◆ DATA EXCERPT ◆

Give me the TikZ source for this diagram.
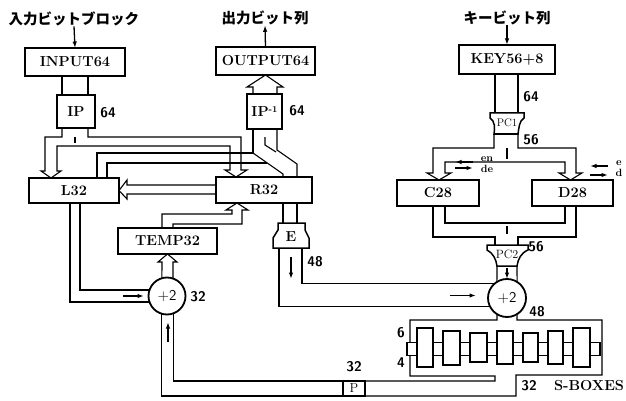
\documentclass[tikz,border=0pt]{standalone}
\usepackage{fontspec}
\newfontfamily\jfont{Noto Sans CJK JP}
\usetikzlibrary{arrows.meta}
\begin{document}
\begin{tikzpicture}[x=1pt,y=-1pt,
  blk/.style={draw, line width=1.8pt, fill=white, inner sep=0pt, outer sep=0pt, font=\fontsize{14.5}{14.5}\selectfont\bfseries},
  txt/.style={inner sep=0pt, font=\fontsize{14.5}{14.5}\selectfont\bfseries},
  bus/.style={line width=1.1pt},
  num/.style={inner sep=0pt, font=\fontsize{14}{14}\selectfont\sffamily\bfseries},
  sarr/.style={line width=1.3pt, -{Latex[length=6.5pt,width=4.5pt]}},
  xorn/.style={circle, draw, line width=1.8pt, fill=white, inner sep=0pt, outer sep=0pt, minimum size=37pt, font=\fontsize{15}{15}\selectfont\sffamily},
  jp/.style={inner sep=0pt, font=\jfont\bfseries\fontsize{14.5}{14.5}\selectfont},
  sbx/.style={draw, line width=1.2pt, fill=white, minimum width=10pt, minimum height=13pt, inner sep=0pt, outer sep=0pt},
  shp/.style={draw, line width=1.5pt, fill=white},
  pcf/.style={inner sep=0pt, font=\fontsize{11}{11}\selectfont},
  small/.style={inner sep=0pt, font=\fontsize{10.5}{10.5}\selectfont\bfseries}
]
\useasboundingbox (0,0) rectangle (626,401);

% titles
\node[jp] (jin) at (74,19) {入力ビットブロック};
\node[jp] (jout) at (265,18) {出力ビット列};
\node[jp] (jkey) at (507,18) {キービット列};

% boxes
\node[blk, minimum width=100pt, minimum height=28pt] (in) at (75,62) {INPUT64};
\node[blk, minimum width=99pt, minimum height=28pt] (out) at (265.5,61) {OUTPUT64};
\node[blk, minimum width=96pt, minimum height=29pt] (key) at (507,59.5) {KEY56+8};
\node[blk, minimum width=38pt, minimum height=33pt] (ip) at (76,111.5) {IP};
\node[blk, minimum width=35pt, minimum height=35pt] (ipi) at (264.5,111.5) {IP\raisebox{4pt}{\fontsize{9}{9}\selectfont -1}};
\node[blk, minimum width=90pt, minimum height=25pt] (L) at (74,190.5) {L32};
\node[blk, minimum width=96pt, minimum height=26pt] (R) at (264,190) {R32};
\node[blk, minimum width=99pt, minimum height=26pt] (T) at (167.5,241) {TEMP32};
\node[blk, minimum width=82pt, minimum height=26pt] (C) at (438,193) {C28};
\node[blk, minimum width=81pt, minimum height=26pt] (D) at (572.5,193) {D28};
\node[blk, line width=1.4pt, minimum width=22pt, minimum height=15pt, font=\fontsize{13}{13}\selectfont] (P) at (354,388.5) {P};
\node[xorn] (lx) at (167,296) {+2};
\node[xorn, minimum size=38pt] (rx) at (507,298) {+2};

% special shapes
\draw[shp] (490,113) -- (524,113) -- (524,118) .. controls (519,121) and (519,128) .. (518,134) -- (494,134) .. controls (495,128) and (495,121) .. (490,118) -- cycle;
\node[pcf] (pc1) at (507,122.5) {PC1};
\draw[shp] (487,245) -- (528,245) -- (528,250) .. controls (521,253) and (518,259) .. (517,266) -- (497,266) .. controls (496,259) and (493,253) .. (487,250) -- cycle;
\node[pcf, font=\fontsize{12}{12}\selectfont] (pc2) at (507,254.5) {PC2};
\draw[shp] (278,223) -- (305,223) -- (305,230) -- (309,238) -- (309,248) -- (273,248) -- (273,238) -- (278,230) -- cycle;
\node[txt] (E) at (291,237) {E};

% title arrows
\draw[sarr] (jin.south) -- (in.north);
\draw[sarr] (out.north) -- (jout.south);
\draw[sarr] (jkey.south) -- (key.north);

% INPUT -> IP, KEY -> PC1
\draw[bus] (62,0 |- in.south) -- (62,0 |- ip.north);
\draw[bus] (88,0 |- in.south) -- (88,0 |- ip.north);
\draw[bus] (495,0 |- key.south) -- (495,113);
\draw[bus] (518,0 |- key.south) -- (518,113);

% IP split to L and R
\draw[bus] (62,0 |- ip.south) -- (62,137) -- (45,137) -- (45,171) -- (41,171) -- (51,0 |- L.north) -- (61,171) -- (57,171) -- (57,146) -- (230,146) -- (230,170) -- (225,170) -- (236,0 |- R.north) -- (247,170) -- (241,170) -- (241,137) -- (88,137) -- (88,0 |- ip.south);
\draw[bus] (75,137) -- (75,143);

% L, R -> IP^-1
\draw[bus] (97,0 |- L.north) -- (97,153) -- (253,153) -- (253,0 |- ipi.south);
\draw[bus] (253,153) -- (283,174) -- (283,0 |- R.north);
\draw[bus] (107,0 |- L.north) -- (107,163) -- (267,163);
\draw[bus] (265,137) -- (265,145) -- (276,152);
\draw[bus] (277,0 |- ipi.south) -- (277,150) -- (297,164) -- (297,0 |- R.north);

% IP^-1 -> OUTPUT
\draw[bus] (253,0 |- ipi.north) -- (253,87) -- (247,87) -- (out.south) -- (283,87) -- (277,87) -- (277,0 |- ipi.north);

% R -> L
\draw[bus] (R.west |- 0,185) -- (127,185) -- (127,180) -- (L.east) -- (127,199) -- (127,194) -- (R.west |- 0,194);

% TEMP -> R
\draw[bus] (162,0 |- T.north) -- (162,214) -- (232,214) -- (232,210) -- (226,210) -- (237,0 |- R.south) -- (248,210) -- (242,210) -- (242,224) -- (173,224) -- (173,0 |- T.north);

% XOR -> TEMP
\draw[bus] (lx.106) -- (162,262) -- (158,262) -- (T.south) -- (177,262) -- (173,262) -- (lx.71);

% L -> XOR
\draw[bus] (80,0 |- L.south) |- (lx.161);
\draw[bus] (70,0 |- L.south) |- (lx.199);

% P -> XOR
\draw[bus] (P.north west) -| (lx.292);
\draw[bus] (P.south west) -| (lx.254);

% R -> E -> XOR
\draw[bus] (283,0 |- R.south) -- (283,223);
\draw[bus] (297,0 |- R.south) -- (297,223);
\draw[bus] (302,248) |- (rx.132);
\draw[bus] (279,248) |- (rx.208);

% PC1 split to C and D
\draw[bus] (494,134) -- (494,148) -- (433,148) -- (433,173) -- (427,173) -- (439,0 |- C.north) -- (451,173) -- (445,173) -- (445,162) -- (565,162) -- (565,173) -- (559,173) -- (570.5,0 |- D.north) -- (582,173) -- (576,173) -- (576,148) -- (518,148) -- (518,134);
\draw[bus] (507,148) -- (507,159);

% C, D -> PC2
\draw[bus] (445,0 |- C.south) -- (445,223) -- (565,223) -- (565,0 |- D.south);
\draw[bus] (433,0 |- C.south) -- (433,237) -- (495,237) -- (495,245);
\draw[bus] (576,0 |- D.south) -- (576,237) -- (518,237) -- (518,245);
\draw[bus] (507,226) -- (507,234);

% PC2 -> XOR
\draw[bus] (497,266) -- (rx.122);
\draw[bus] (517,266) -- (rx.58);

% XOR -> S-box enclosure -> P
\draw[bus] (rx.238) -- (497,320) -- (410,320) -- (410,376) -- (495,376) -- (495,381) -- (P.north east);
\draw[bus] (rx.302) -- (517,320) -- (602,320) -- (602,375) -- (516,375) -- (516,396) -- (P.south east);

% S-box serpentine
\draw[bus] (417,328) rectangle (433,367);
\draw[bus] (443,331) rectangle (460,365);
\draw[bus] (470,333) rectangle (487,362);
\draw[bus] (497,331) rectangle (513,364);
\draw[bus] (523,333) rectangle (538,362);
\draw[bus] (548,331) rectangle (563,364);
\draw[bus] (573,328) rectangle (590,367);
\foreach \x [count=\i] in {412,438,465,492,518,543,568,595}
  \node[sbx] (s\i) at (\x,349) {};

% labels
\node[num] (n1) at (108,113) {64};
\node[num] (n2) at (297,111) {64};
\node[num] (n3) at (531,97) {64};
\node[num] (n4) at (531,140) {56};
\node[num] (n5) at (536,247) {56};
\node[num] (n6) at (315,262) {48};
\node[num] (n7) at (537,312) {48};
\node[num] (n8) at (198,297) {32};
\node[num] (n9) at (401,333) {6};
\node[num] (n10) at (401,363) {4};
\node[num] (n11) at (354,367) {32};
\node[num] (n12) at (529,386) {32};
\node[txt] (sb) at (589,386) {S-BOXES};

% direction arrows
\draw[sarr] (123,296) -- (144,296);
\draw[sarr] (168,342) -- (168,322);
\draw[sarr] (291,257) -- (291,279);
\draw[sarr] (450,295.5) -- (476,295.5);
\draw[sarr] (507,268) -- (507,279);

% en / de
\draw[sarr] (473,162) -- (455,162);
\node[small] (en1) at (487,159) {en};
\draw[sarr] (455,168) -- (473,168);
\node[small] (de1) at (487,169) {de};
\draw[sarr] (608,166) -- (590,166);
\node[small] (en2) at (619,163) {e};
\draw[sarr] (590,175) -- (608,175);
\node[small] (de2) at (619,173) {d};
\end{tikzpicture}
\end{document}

◆ WRITTEN EXERCISE ◆
Leave out the pictures and restate, word for word, the lines from the top of the data through the line containing "(jkey) at (507,18)", both included.

◆ OUTPUT FOR THIS EXERCISE ◆
Give me the TikZ source for this diagram.
\documentclass[tikz,border=0pt]{standalone}
\usepackage{fontspec}
\newfontfamily\jfont{Noto Sans CJK JP}
\usetikzlibrary{arrows.meta}
\begin{document}
\begin{tikzpicture}[x=1pt,y=-1pt,
  blk/.style={draw, line width=1.8pt, fill=white, inner sep=0pt, outer sep=0pt, font=\fontsize{14.5}{14.5}\selectfont\bfseries},
  txt/.style={inner sep=0pt, font=\fontsize{14.5}{14.5}\selectfont\bfseries},
  bus/.style={line width=1.1pt},
  num/.style={inner sep=0pt, font=\fontsize{14}{14}\selectfont\sffamily\bfseries},
  sarr/.style={line width=1.3pt, -{Latex[length=6.5pt,width=4.5pt]}},
  xorn/.style={circle, draw, line width=1.8pt, fill=white, inner sep=0pt, outer sep=0pt, minimum size=37pt, font=\fontsize{15}{15}\selectfont\sffamily},
  jp/.style={inner sep=0pt, font=\jfont\bfseries\fontsize{14.5}{14.5}\selectfont},
  sbx/.style={draw, line width=1.2pt, fill=white, minimum width=10pt, minimum height=13pt, inner sep=0pt, outer sep=0pt},
  shp/.style={draw, line width=1.5pt, fill=white},
  pcf/.style={inner sep=0pt, font=\fontsize{11}{11}\selectfont},
  small/.style={inner sep=0pt, font=\fontsize{10.5}{10.5}\selectfont\bfseries}
]
\useasboundingbox (0,0) rectangle (626,401);

% titles
\node[jp] (jin) at (74,19) {入力ビットブロック};
\node[jp] (jout) at (265,18) {出力ビット列};
\node[jp] (jkey) at (507,18) {キービット列};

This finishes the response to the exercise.